Monday, January 30, 2006

"A most unfortunate and regrettable accident"

Ouch. See here.

"The majority of things that appear on eBay are fakes"

This piece in The New York Times is primarily about jewelry, but also includes the following:

"After the spectacular case in 2000 when a fake Richard Diebenkorn painting was nearly sold for $135,000 on eBay, the company put in place a handful of safeguards, like the PayPal buyer protection plan, an improved system for spotting eBay policy violations, and improved detection of fraud in general. But when it comes to counterfeit goods, the problem has gotten worse.

"Artwork is particularly vulnerable to counterfeiting. 'The majority of things that appear on eBay are fakes,' said Joel Garzoli, an art gallery owner in San Rafael, Calif."

UPDATE: Professors Bainbridge and Ribstein comment on the business and IP aspects of the story (and continue the debate in the latter's comment section).

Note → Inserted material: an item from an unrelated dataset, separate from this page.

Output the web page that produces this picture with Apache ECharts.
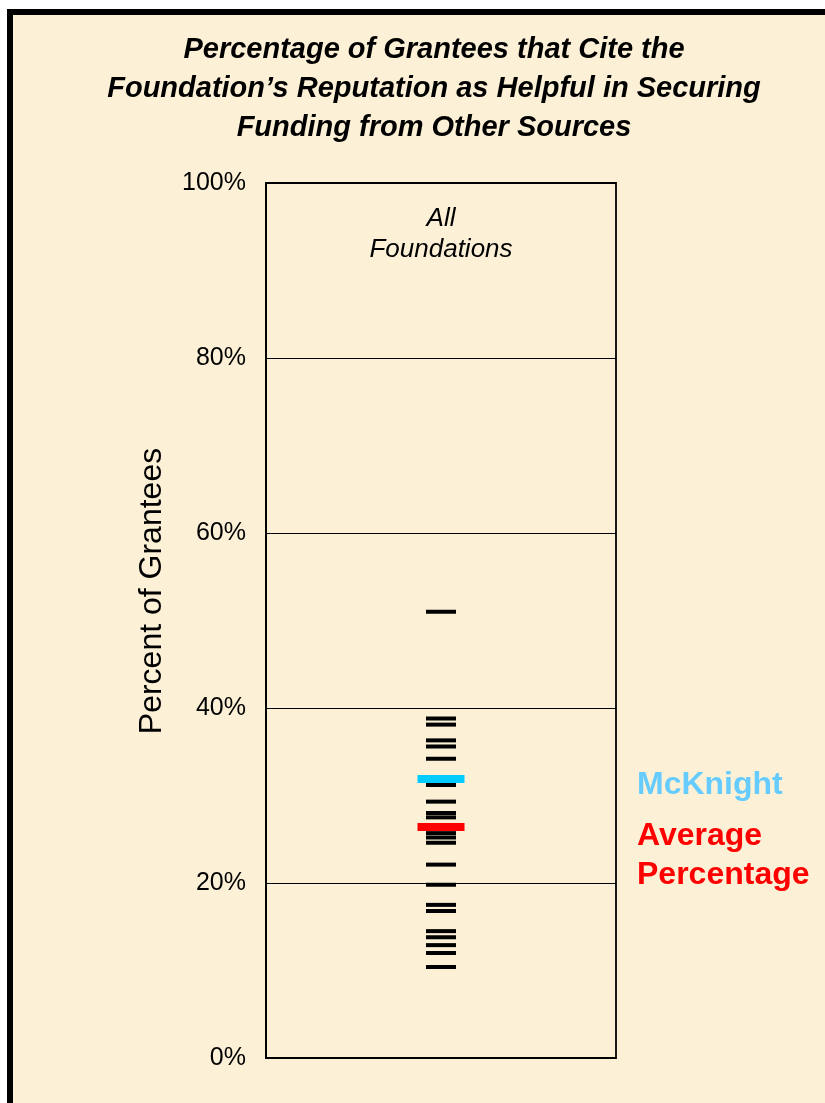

Art, Architecture, and Licensing

This piece in yesterday's L.A. Times about the increasing use of prominent architecture in advertising campaigns correctly points out that under U.S. law no fees are due for such uses -- "buildings are protected only in that architects cannot duplicate structures or architectural plans without permission." But site fees collected by Disney Hall and the nearby Music Hall reportedly bring in about $150,000 per year, this despite the fact that "when advertisers ... don't want to pony up a site fee, they can and often do film from the parking lot across the street." One thing that isn't quite clear from the article is the status of an artwork by Keith Sonnier that's installed on the facade of the Caltrans building. In contrast to the building, that artwork is protected by copyright, something the reporter seems to recognize ("The Caltrans building draws into broad relief the distinction between art and architecture"), but he then goes on to quote Sonnier that his "plumes are up about" having his work up turn up in commercials and noting that "I have a preference that it nor be used at all unless I'm contacted first." It seems to me that, unless he gave it away in his contract with the owner of the building, he has every right to that, and to a share of the licensing fees.